Claims in tort or bailment may arise when there is an underlying contract. In these cases, the question of whether the tort claim will be subject to the law and jurisdiction provisions of the underlying contract will depend on the view taken by the court asked to deal with the claim. From an English law perspective, the court may find, for example, that a bailment on terms applies, which could also bind the claimant to the applicable contractual jurisdiction and/or other contractual provisions.
If there is no jurisdiction that is binding in the terms of bailment, either express or implied, again the national and/or international rules will dictate where the claim should be litigated, unless the parties can agree on a forum after the event.
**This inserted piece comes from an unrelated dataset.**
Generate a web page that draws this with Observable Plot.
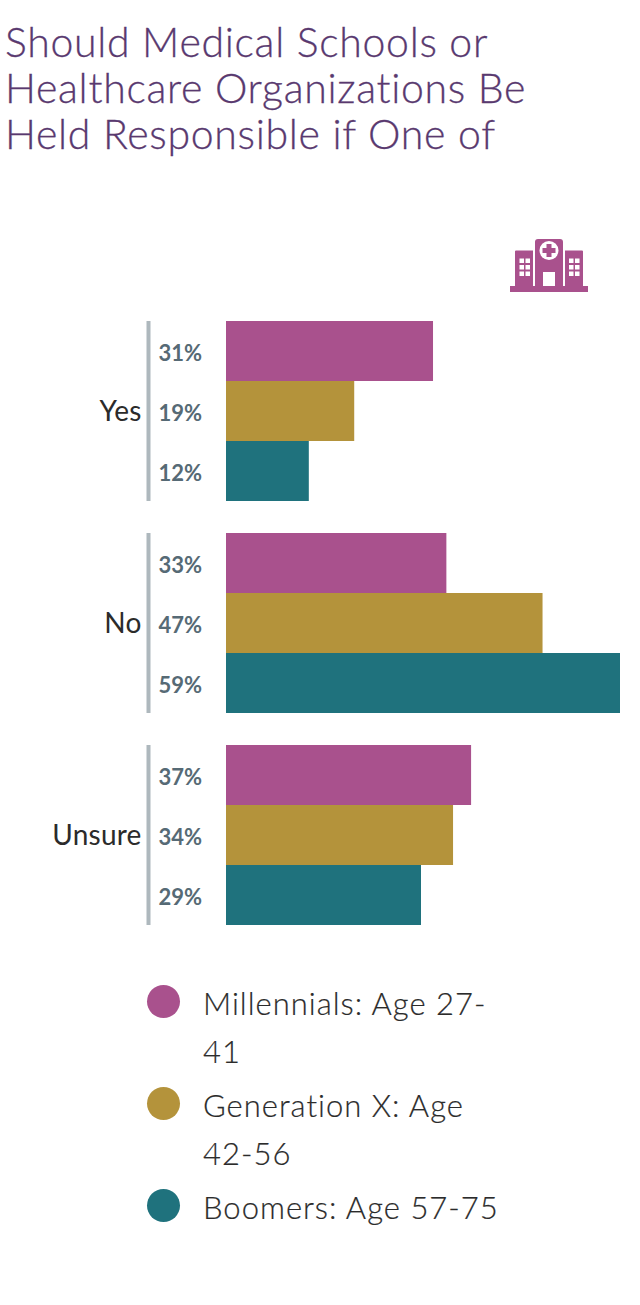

Tort claims often arise when there is no contractual relationship, e.g., where a colliding vessel causes damage to cargo on the carrying ship. In those cases, there may well be more freedom to select the most favourable jurisdiction for the claim. It may be possible to sue the carrier in the jurisdiction where the goods were loaded or discharged, or where the incident occurred, if the court in any of those places will accept jurisdiction.
It may also be possible to sue the carrier in the place where the vessel is legally owned or by arresting the vessel to found jurisdiction. Whether or not that is a desirable jurisdiction will depend on the laws of that country and how they impact any defences or limitations the carrier can rely upon, as well as the procedural requirements that come with the particular jurisdiction.
The enforcement strategy needs to be decided before embarking on significant steps to pursue the recovery. Most claims will be secured and enforcement will therefore be directed at the security e.g. the LOU.
If security has not yet been obtained but the claim is still considered viable, it is crucial to sue either in the jurisdiction where the carrier’s assets are located, or to be confident that any award or judgment will be recognised in the country where assets are located or where the ship can be arrested.
Careful jurisdiction selection is perhaps the most complex area to consider in recovery claims. Getting the choice right can make all the difference to the outcome of a claim, notwithstanding the underlying substantive merits.
Suitably experienced legal advice is the key to determining the correct jurisdiction. Where a choice exists, access to expertise in all of the potential jurisdictions together with the ability to critically assess the options will be crucial in selecting the best forum for maximising recoveries.